Separately, state and county auditors concluded in findings released this week that Fernandez was paid inappropriately when his earnings surpassed $750,000 last year.

Fernandez, 54, received more in compensation than district leaders who head the nation's largest school systems. New York City schools Chancellor Carmen Farina oversees the nation's largest district, with more than 1 million students, and makes $412,193. Los Angeles Unified Supt. John Deasy made $393,106 last year running the nation's second-largest school system.

Fernandez's district has 6,600 high school students spread across three campuses and two small alternative programs.

Fernandez could not be reached for comment Wednesday, but he has defended his record as well as the legality of his pay.

His contract withstood scrutiny from the Los Angeles County Office of Education, but analysts found repeated instances when Fernandez allegedly received more than the contract allowed for.

They concluded that Fernandez should reimburse the district for $9,000 in pay for unused vacation days; plus at least $41,000 and as much as $103,000 for "additional work days."

The analysts also looked at two life insurance policies for which the district paid premiums. They concluded that only one of them was authorized in his contract and that Fernandez should repay $150,000 in premiums on the second.

The report also said Fernandez's tax filing should reflect more income than previously accounted for. The premiums for the first insurance policy, totaling $252,569 through March, should have been classified as taxable income, county auditors decided. Likewise for part of the benefit of a 40-year housing loan fixed at 2%, which Fernandez used to buy a $910,000 home in Ladera Heights.
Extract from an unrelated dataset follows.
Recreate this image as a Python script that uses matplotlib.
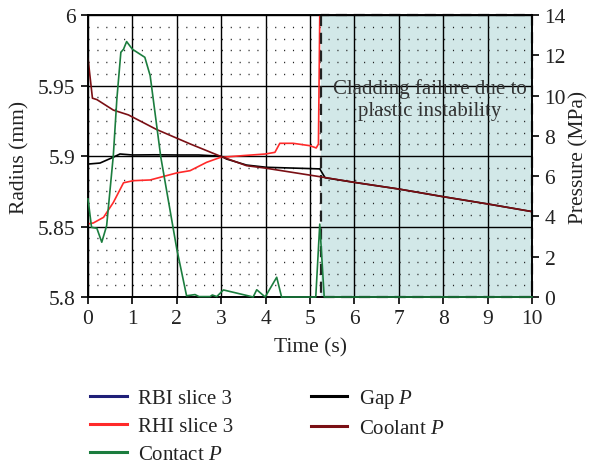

The report, dated July 7, was released in response to a California Public Records Act request.

The five-member Centinela school board, which met in closed session, voted unanimously to let him go. Board President Hugo M. Rojas said in a statement that he and his colleagues would not comment on the matter, based on the advice of counsel.

Interim Supt. Bob Cox also did not comment.

Fernandez's contract allows for termination due to a "substantial and material breach," but the firing cannot take effect until Fernandez receives a written statement explaining the grounds for his dismissal. Fernandez then has 10 days to address the issues. After that, the board is expected to vote again on whether to make the dismissal final.

The board also could release Fernandez without cause, but it would then owe him up to 18 months in severance pay.

Teachers union President Jack Foreman faulted the school board's previous lack of diligence on Fernandez's compensation, but praised its latest action.


"I am delighted to hear that Fernandez is being dismissed," Foreman said.

Two other district employees, who worked in fiscal services, remain on paid leave for issues related to the Fernandez investigation.

The superintendent's 2013 compensation was inflated by one-time payments totaling $230,000. These were reimbursements for his purchase of added seniority in state retirement systems, which will allow him to collect a higher pension when he retires.

The county office concluded that these transactions were legal, but the California Public Employees Retirement System has determined that his pension credits were wrongly inflated in other ways.

In an 11-page letter to Fernandez on July 8, CalPERS disallowed previous credits for automatic annual wage increases and other payments. The district had created special payment rules that applied only to Fernandez, and pension credits could not be achieved based on these rules, the agency wrote.

The superintendent's contract and related issues also have been under investigation by the FBI and the L.A. County district attorney's office.

Fernandez has been advised by his attorney not to comment, but in the past he has said that school board members understood his contract when they approved it with the advice of counsel.